Zoltán Majó or Zoltán Majó-Petri (/hu/; born 15 December 1970) is a Hungarian economist. He is associate professor (docent, reader), former director-general for Economic and Technological Affairs of the University of Szeged and acting director of Szeged Transport Ltd.

==Early life==
Majó was born on 15 December 1970 at Pitvaros, Makó District, Csongrád County, Hungary.

He graduated from Attila József University, Szeged in 1999. He completed his PhD degree in economics in 2008.

== Career ==
He joined the Institute of Business Studies, Faculty of Economics, University of Szeged upon graduation. He started as a senior lecturer and later became an associate professor (docent, reader).
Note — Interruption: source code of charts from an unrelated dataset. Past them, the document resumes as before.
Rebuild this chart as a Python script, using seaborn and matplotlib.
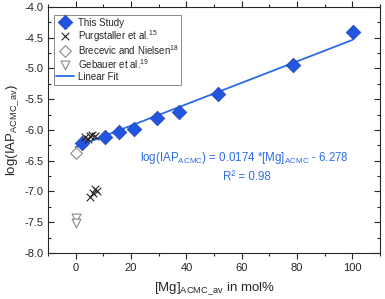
import matplotlib
matplotlib.use('Agg')
import matplotlib.pyplot as plt
from matplotlib.ticker import MultipleLocator
import seaborn as sns
import numpy as np
import pandas as pd

# This study
study_mg = [2.3, 10.5, 15.8, 20.9, 29.4, 37.3, 51.4, 78.7, 100.2]
study_iap = [-6.21, -6.12, -6.04, -5.99, -5.81, -5.71, -5.42, -4.95, -4.41]

# Purgstaller et al.
purg_mg = [3.5, 4.5, 5.2, 6.0, 7.0, 5.3, 6.3, 7.0, 7.6]
purg_iap = [-6.12, -6.14, -6.10, -6.08, -6.10, -7.09, -7.02, -6.96, -6.99]

# Brecevic and Nielsen
brec_mg = [0.0]
brec_iap = [-6.38]

# Gebauer et al.
geb_mg = [0.0, 0.0]
geb_iap = [-7.43, -7.51]

# linear fit
slope, intercept = 0.0174, -6.278
fit_mg = np.array([0.0, 100.0])
fit_iap = slope * fit_mg + intercept

sns.set_style('ticks')
plt.rcParams['font.family'] = ['Liberation Sans', 'DejaVu Sans']
plt.rcParams['mathtext.fontset'] = 'custom'
plt.rcParams['mathtext.rm'] = 'Liberation Sans'
plt.rcParams['font.size'] = 8

blue = '#2356e0'
fit_blue = '#2b6ce8'

fig = plt.figure(figsize=(3.85, 2.99), dpi=100)
ax = fig.add_axes([0.125, 0.154, 0.862, 0.823])

sns.lineplot(x=fit_mg, y=fit_iap, ax=ax, color=fit_blue, lw=1.3, label='Linear Fit', zorder=2)
sns.scatterplot(x=study_mg, y=study_iap, ax=ax, marker='D', s=55, color=blue,
                edgecolor='#1a3fb0', linewidth=0.5, label='This Study', zorder=3)
sns.scatterplot(x=purg_mg, y=purg_iap, ax=ax, marker='x', s=30, color='#222222',
                linewidth=0.8, label=r'Purgstaller et al.$^{\mathregular{15}}$', zorder=3)
sns.scatterplot(x=brec_mg, y=brec_iap, ax=ax, marker='D', s=35, facecolor='white',
                edgecolor='#888888', linewidth=0.8, label=r'Brecevic and Nielsen$^{\mathregular{18}}$', zorder=3)
sns.scatterplot(x=geb_mg, y=geb_iap, ax=ax, marker='v', s=40, facecolor='white',
                edgecolor='#888888', linewidth=0.8, label=r'Gebauer et al.$^{\mathregular{19}}$', zorder=3)

ax.set_xlim(-10, 110)
ax.set_ylim(-8.0, -4.0)
ax.xaxis.set_major_locator(MultipleLocator(20))
ax.xaxis.set_minor_locator(MultipleLocator(10))
ax.yaxis.set_major_locator(MultipleLocator(0.5))
ax.yaxis.set_minor_locator(MultipleLocator(0.25))
ax.yaxis.set_major_formatter(matplotlib.ticker.FormatStrFormatter('%.1f'))
ax.tick_params(axis='x', which='both', direction='out', top=True, labelsize=8)
ax.tick_params(axis='y', which='both', direction='in', right=True, labelsize=8)
ax.tick_params(which='major', length=4, width=0.8)
ax.tick_params(which='minor', length=2, width=0.8)
for sp in ax.spines.values():
    sp.set_linewidth(0.8)

ax.set_xlabel(r'[Mg]$_{\mathregular{ACMC\_av}}$ in mol%', fontsize=9.5, labelpad=5)
ax.set_ylabel(r'log(IAP$_{\mathregular{ACMC\_av}}$)', fontsize=9.5, labelpad=2)

ax.text(61, -6.45, r'log(IAP$_{\mathregular{ACMC}}$) = 0.0174 *[Mg]$_{\mathregular{ACMC}}$ - 6.278',
        color=fit_blue, fontsize=8.3, ha='center', va='center')
ax.text(62, -6.77, 'R² = 0.98', color=fit_blue, fontsize=8.3, ha='center', va='center')

handles, labels = ax.get_legend_handles_labels()
order = ['This Study', r'Purgstaller et al.$^{\mathregular{15}}$',
         r'Brecevic and Nielsen$^{\mathregular{18}}$',
         r'Gebauer et al.$^{\mathregular{19}}$', 'Linear Fit']
hmap = dict(zip(labels, handles))
leg = ax.legend([hmap[k] for k in order], order, loc='upper left', bbox_to_anchor=(0.018, 0.967),
                fontsize=7, frameon=True, fancybox=False, edgecolor='#555555',
                borderpad=0.2, labelspacing=0.0, handlelength=1.8, handleheight=1.35,
                handletextpad=0.5, borderaxespad=0)
leg.get_frame().set_linewidth(0.6)

fig.savefig('out.png', dpi=100)
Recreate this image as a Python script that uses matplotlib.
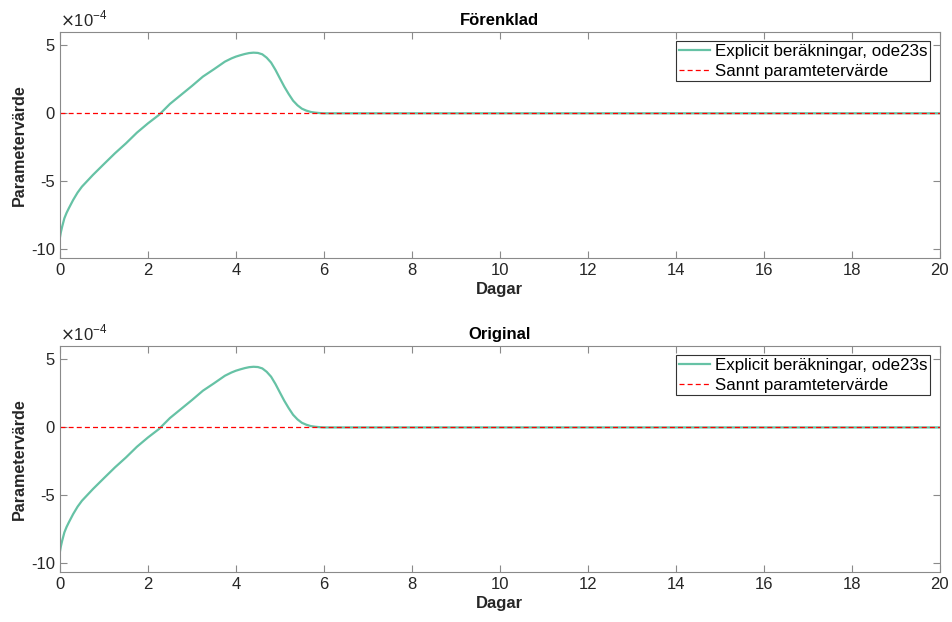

He was awarded a fellowship to e-HRM research group, University of Twente of Enschede, Netherlands in 2006.

From 2011 until 2014 he served as Director-General for Economic and Technological Affairs of the University of Szeged. in 2016 he became an acting director of the Szeged Transport Ltd.

==Committee Memberships==
- John von Neumann Computer science Society, member
- Public Body of the Hungarian Academy of Sciences (HAS), member

==Awards and honors==
- Knight's Crosses of the Order of Merit of the Republic of Hungary (2010)

==Selected works==
His works include:

===Papers===
His papers include:

- J Poór, S Kosár, P Fodor, V Tóth, Zoltán Majó, Z Csiba, E Huszárik: The impact of the crisis and recovery on HR and knowledge management in focus-a Hungarian-Slovakian comparison 2009, Periodica Polytechnica Social and Management Sciences 20 (1), 29–44, 2012.
- Zoltán Majó-Petri, K Kazár: The MOOC business model: The e-Business and autonomous work inflection point in higher education?Journal Association 1901 SEPIKE http://www.sepikecloud.com/ 2016 (14), 102–109, 2016.
- J Poor, A Bencsik, I Fekete, G Laszlo, Zoltán Majo: Trends and Tendencies in the Field of Improving the HR-Systems of Hungarian Public Universities, Revista De Management Company International/Review of International, 2009.

===Books===
- Majó, Zoltán – Dinya, L. – Imreh, Sz.- (2008): Menedzsment II. (Management). A sikeres vállalkozások. Távoktatási tananyag. SZTE GTK, Szeged.
- Imreh, Sz. – Kürtösi, Zs. – Majó, Zoltán – Vilmányi, M (2007): A menedzsment alapjai. (Introdcing to Management). Távoktatási Tananyag. SZTE GTK, Szeged.